--- BEGIN PROVIDED ENTRIES ---

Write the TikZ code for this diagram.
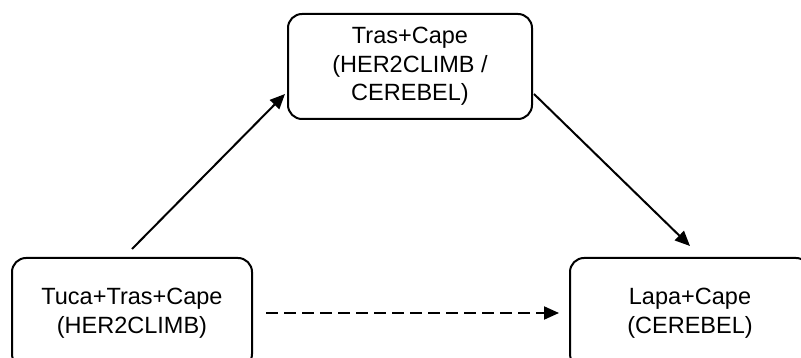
\documentclass[tikz,border=0pt]{standalone}
\usepackage{fontspec}
\setmainfont{Liberation Sans}
\usetikzlibrary{arrows.meta}
\begin{document}
\begin{tikzpicture}[x=1pt,y=-1pt,
  box/.style={draw=black, line width=2pt, rounded corners=14pt, minimum width=240pt, minimum height=110pt, inner sep=0pt, align=center, font=\fontsize{23.5pt}{28.6pt}\selectfont},
  topbox/.style={box, minimum width=244pt, minimum height=105pt},
  arr/.style={line width=2pt, -{Triangle[length=15pt,width=13pt]}},
  dasharr/.style={arr, dash pattern=on 12pt off 6pt}]
\clip (0,0) rectangle (801,358);
\useasboundingbox (0,0) rectangle (801,358);
\node[topbox] (T) at (410,66.5) {Tras+Cape\\(HER2CLIMB /\\CEREBEL)};
\node[box] (L) at (132,313) {Tuca+Tras+Cape\\(HER2CLIMB)};
\node[box] (R) at (690,313) {Lapa+Cape\\(CEREBEL)};
\coordinate (a1s) at ([yshift=8pt]L.north);
\coordinate (a1e) at ([xshift=-2pt,yshift=26pt]T.south west);
\coordinate (a2s) at ([xshift=1pt,yshift=26pt]T.south east);
\coordinate (a2e) at ([yshift=11pt]R.north);
\coordinate (a3s) at ([xshift=13pt]L.east);
\coordinate (a3e) at ([xshift=-10pt]R.west);
\draw[arr] (a1s) -- (a1e);
\draw[arr] (a2s) -- (a2e);
\draw[dasharr] (a3s) -- (a3e);
\end{tikzpicture}
\end{document}
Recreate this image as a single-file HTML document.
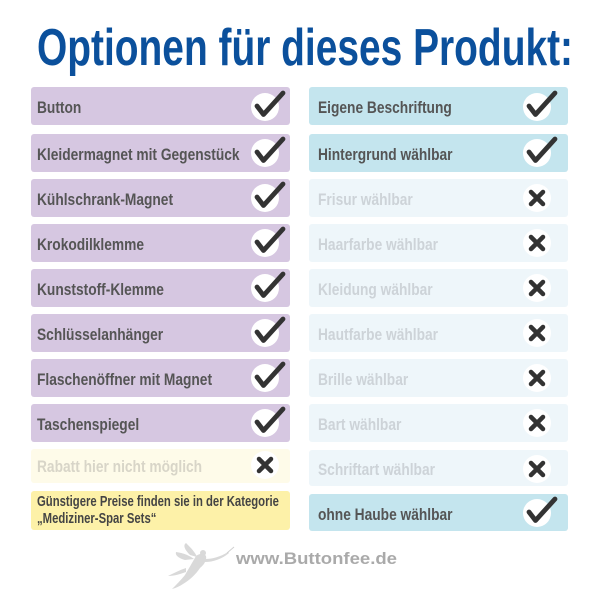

--- END PROVIDED ENTRIES ---

Copy each line above that contains the string "this".

**EXERCISE RESULT**
Write the TikZ code for this diagram.
Recreate this image as a single-file HTML document.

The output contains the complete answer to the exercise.